The year on year Food and Non-Alcoholic Beverages inflation prone to transitory shocks stood at 42.71% whilst the Non-Food inflation rate was 25.40%. Transitory shock in economics is shock whose effects gradually die out. It should be noted that food inflation carries a 31.98% weight on the total CPI basket.

Month on month inflation

According to Zimstat, the month on month inflation rate was 9.20%, a decrease of 7.24% on the October 2018 rate of 16.44%. What this means is that prices measured by the all item CPI increased by an average rate of 9.20% from October 2018 to November 2018. In addition, the month on month Food and Non-Alcoholic Beverages inflation rate stood at 14.53% in November 2018 shedding 5.59 percentage points on the October 2018 rate of 20.12%. The month on month on Non-Food inflation rate was at 6.50% shedding 8.1 percentage points on the October 2018 rate of 14.66%.

Causes of inflation

The shortage of foreign currency leading to speculative tendencies has been identified as one of the causes of inflation.

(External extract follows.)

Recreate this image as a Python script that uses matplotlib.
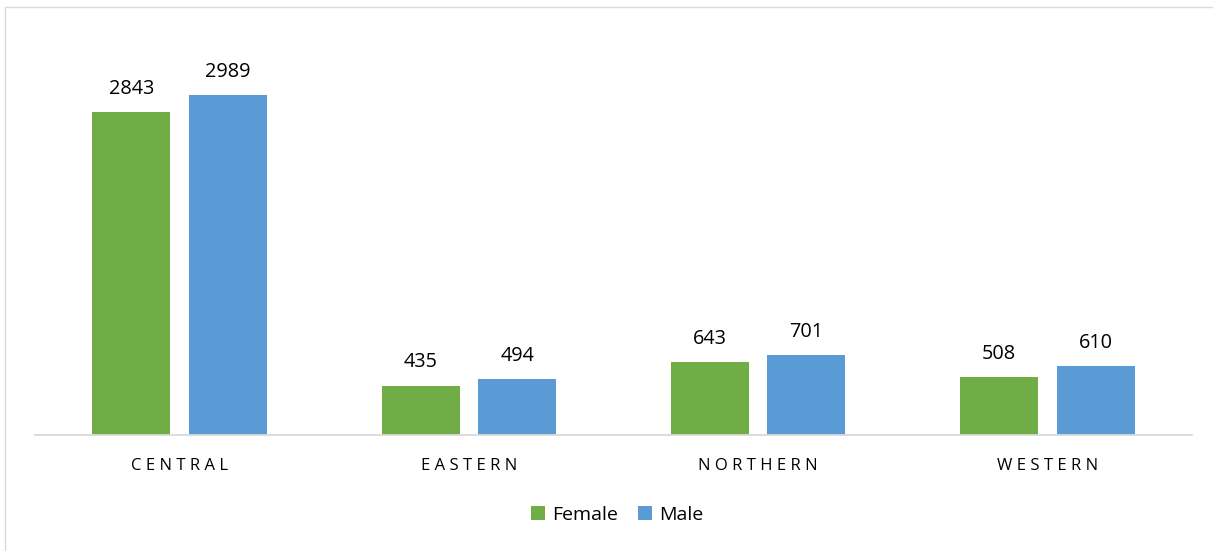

Furthermore, the proliferation of the parallel (black) market also contributes to the rise in inflation rates. The value placed on local money (bond and RTGS) by the parallel market has continually declined. In the retail and other sectors, scarcity of basic commodities caused by declining supply has pushed prices up. Also, as unscrupulous business people take advantage of pricing distortions in the market, inflation shoots up the roof.

Government’s response

In the face of the above figures, government is putting on a brave face. Minister of Finance and Economic Development Professor Mthuli Ncube is still optimistic that measures announced under the Transitional Stabilisation Programme (TSP) will deal with inflationary pressures in the long term. “We are confident of growth indicators and it is just a matter of time before all can be restored to glory days,” he said referring to the 3.1% projected growth rate for 2019. In other words, the good signs may not be visible immediately. Things will get better in the long term.

The inflation trajectory is worrisome. While government believes that the solutions to the problem are already at play, the average man on the street needs to start seeing the results sooner rather than later.